An internal PC(USA) ethics investigation found that four employees from the PC(USA)’s national staff were involved in an unauthorized plan in which funds were channeled from the PC(USA) to an independent nonprofit corporation set up in California.
All of the money was repaid, and Linda Valentine, former executive director of the Presbyterian Mission Agency, has said none of the four acted for personal gain.
Despite that, four men involved – Roger Dermody, the PC(USA)’s deputy executive director for mission; Hoey; Philip Lotspeich, coordinator of the 1001 program; and Craig S. Williams, mission catalyst for the West for Presbyinnovate – were found to have violated the denomination’s ethics policy, and lost their jobs with the church in June 2015.
Marilyn Gamm, chair of the Presbyterian Mission Agency Board at the time, refused to say whether the four men were resigned or were fired or whether something else had happened, describing that as a “private personnel matter.”
Valentine resigned in July 2015.
The men who lost their jobs as a result of the 1001 investigation have long contended they did nothing wrong – and both Hoey and Dermody sued the PC(USA) for defamation. Hoeyis now the pastor of the Presbyterian Church of Henderson, Kentucky.
As the matter was unfolding, Presbyterian Mission Agency Board hired an outside law firm, Alston and Bird from Charlotte, North Carolina, to investigate what had happened. Alston and Bird presented the report to the board in April 2015 – during what amounted to nearly 12 hours of closed-door meetings – but the board never publicly released that report, even though the PC(USA) paid nearly $700,000 for the work.
Lotspeich – now the general presbyter of the Presbytery of Transylvania – released a statement in June 2015 calling for the church to release the report, saying he’d not been allowed to see the Alston and Bird report even though he was one of the subjects of the investigation. Lotspeich said in that statement: “Let me be perfectly clear, I believe that the Alston and Bird report fully exonerates the four employees from any ‘ethical’ wrongdoing, and raises serious questions about the [Presbyterian Mission] Agency’s actions throughout this matter.”
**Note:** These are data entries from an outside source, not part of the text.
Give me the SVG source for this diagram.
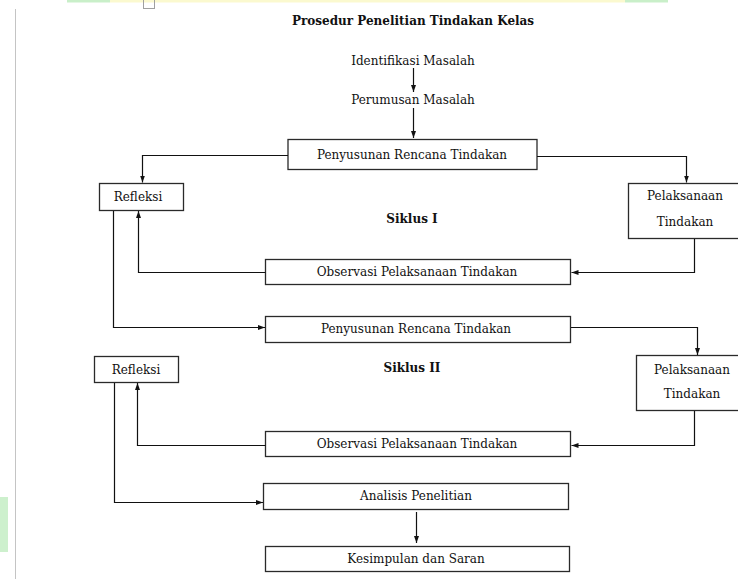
<svg xmlns="http://www.w3.org/2000/svg" width="738" height="579" viewBox="0 0 738 579">
<defs>
<style>
.box{fill:#fff;stroke:#2a2a2a;stroke-width:1.3}
.t{font-family:"DejaVu Serif","Liberation Serif",serif;font-size:12px;fill:#111;text-anchor:middle}
.b{font-weight:bold}
.c{fill:none;stroke:#111;stroke-width:1.2}
</style>
<marker id="ah" markerUnits="userSpaceOnUse" markerWidth="8" markerHeight="8" viewBox="0 0 8 8" refX="7" refY="4" orient="auto">
<path d="M0,1.5 L7,4 L0,6.5 Z" fill="#111"/>
</marker>
</defs>
<rect width="738" height="579" fill="#fff"/>
<g id="page">
<rect x="67" y="0" width="43" height="2.5" fill="#c9efc9"/>
<rect x="110" y="0" width="515" height="2.5" fill="#fbf9cf"/>
<rect x="625" y="0" width="43" height="2.5" fill="#c9efc9"/>
<rect x="143.5" y="-1" width="11" height="9.5" fill="none" stroke="#a0a0a0" stroke-width="1"/>
<line x1="15.5" y1="9" x2="15.5" y2="579" stroke="#c4c4c4" stroke-width="1"/>
<rect x="0" y="497" width="8" height="55" fill="#cdf0cd"/>
</g>
<text class="t b" x="413" y="25">Prosedur Penelitian Tindakan Kelas</text>
<g id="identifikasi"><text class="t" x="413" y="65">Identifikasi Masalah</text></g>
<g id="perumusan"><text class="t" x="413" y="104">Perumusan Masalah</text></g>
<g id="penyusunan1"><rect class="box" x="288" y="139.5" width="249" height="30"/><text class="t" x="412" y="159">Penyusunan Rencana Tindakan</text></g>
<g id="refleksi1"><rect class="box" x="99.5" y="183.5" width="84" height="27"/><text class="t" x="138" y="201">Refleksi</text></g>
<g id="pelaksanaan1"><rect class="box" x="628.5" y="183.5" width="114" height="55"/><text class="t" x="685" y="200">Pelaksanaan</text><text class="t" x="685" y="226">Tindakan</text></g>
<g id="siklus1"><text class="t b" x="412" y="223">Siklus I</text></g>
<g id="observasi1"><rect class="box" x="265.5" y="259.5" width="305" height="25"/><text class="t" x="417" y="276">Observasi Pelaksanaan Tindakan</text></g>
<g id="penyusunan2"><rect class="box" x="265.5" y="316.5" width="305" height="26"/><text class="t" x="416" y="333">Penyusunan Rencana Tindakan</text></g>
<g id="refleksi2"><rect class="box" x="94.5" y="356.5" width="84" height="26"/><text class="t" x="136" y="374">Refleksi</text></g>
<g id="siklus2"><text class="t b" x="412" y="372">Siklus II</text></g>
<g id="pelaksanaan2"><rect class="box" x="636.5" y="355.5" width="112" height="55"/><text class="t" x="692" y="374">Pelaksanaan</text><text class="t" x="692" y="398">Tindakan</text></g>
<g id="observasi2"><rect class="box" x="265.5" y="431.5" width="305" height="25"/><text class="t" x="417" y="448">Observasi Pelaksanaan Tindakan</text></g>
<g id="analisis"><rect class="box" x="263.5" y="483.5" width="305" height="26"/><text class="t" x="416" y="500">Analisis Penelitian</text></g>
<g id="kesimpulan"><rect class="box" x="265.5" y="546.5" width="304" height="25"/><text class="t" x="416" y="563">Kesimpulan dan Saran</text></g>
<g id="connectors">
<path class="c" d="M413.5,68 V92" marker-end="url(#ah)"/>
<path class="c" d="M413.5,108 V138" marker-end="url(#ah)"/>
<path class="c" d="M288,155.5 H142.5 V182.5" marker-end="url(#ah)"/>
<path class="c" d="M537,156.5 H686.5 V182.5" marker-end="url(#ah)"/>
<path class="c" d="M694.5,239 V272.5 H571.5" marker-end="url(#ah)"/>
<path class="c" d="M265.5,272.5 H138.5 V211" marker-end="url(#ah)"/>
<path class="c" d="M113.5,211 V327.5 H265" marker-end="url(#ah)"/>
<path class="c" d="M571,327.5 H697.5 V355" marker-end="url(#ah)"/>
<path class="c" d="M694.5,411 V445.5 H571.5" marker-end="url(#ah)"/>
<path class="c" d="M265.5,445.5 H137.5 V383" marker-end="url(#ah)"/>
<path class="c" d="M114.5,383 V502.5 H263" marker-end="url(#ah)"/>
<path class="c" d="M416.5,512 V543" marker-end="url(#ah)"/>
</g>
</svg>
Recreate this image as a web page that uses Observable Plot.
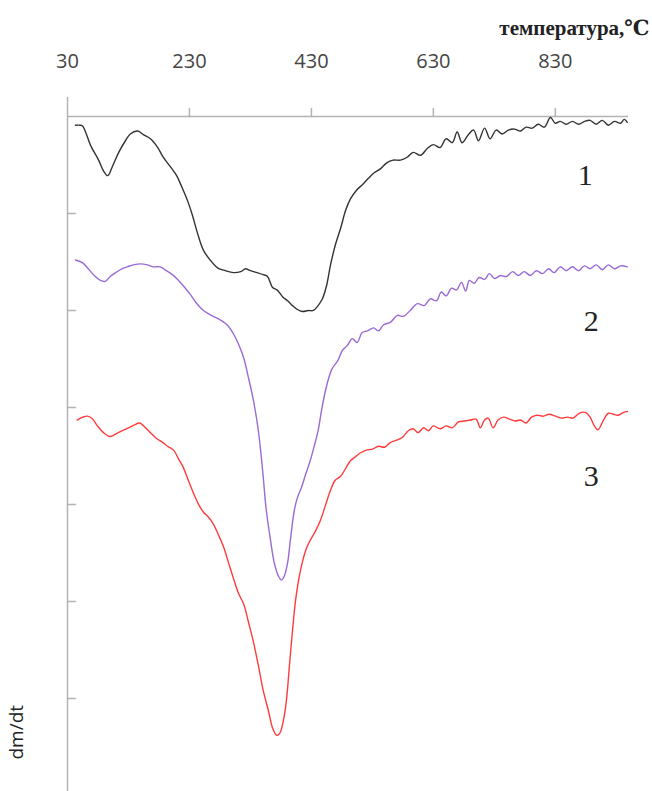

Lotspeich said in the statement that he turned down settlement and severance offers “because they came with the stipulation that our voices would be silenced and the report would likely remain unseen.”
Potentially, the Alston and Bird report could be one of the documents requested in discovery as part of the Hoey defamation case.
Edwards, the judge in that case, said during the May 16 status hearing that he would allow Hoey’s lawyer to proceed with the discovery request, stating that “if May 30 comes and a stay is granted [by the U.S. Supreme Court], we’ll stop.”
The Kentucky Court of Appeals dismissed Dermody’s defamation case in 2017, rulingthat the trial court in that case was correct to apply the ecclesiastical abstention doctrine, and that not to do so would involve “excessive government entanglement into an ecclesiastical controversy.”
The appeals court ruling also stated that “we are not invoking the doctrine simply because this appeal involves a church. We have carefully examined the issue and have determined we cannot provide Dermody the relief he seeks without excessive government entanglement into an ecclesiastical controversy – that controversy is the disagreement between a minister and his church about what constitutes unethical conduct by one of that church’s ministers.”
In 2018, the Outlook asked Kathy Francis, communications director for the Presbyterian Mission Agency, how much the PC(USA) had spent on investigating and litigating the 1001 controversy.
Francis responded in October 2018 by email: “We have incurred costs of $50,000 for the Dermody case and $50,000 for the Hoey case. Beyond that, our insurance carriers are paying directly the cost of defense with no additional cost to the A Corporation or the denomination.”
Francis also stated that “the amount paid to Alston and Bird was $696,000.”
The Outlook asked Francis how much Sheller’s law firm had billed the PC(USA) for his work. She responded by email: “Since there is no further financial impact to the church beyond the two $50,000 fees, that’s all the information we’re able to share.”
Gamm said in June 2015 that to date, the PC(USA) had spent about $850,000 in legal fees to pay for the investigation – and that figure did not include all the fees owed to Sheller. That estimate was made before the two defamation cases were even filed.
The matter of hiring outside counsel – who has the authority to approve the hiring and oversee the work – also is expected to come up when the A Corporation board meets July 18-19.
The A Corporation board will consider a recommendation from its Audit, Legal and Risk Management Committee (Item A.103 Authorization to Engage and Hire Outside Counsel (00106648xBF0CD)) that the General Counsel (or that person’s designee) would be authorized to retain, oversee and arrange payment for any outside counsel. That action outlines details for how that would be handled, stating that the Legal Services Office “shall, in all instances, consult with the Stated Clerk of the General Assembly with respect to any selection of outside counsel” involving the stated clerk’s duties.
The rationale for that proposed action states that: “Over time as members and staff of various agencies, boards, committees, and other entities change, there may be a loss of institutional memory concerning the appropriate role and authority of the Legal Services Office of the A Corporation. This recommended action provides clarity to that role and authority with respect to the retention, oversight, and provision for payment of outside counsel. Absent such a role, there is an unacceptable risk of inconsistency and conflict developing in the legal positions of the A Corporation or developing in the legal positions of the PCUSA entities and persons served by the A Corporation.”
It also states that: “Because of the responsibilities of the A Corporation as the principal corporation of the General Assembly, it is an appropriate body with which the Stated Clerk should consult in seeking to institute or participate in legal proceedings in civil or criminal courts.”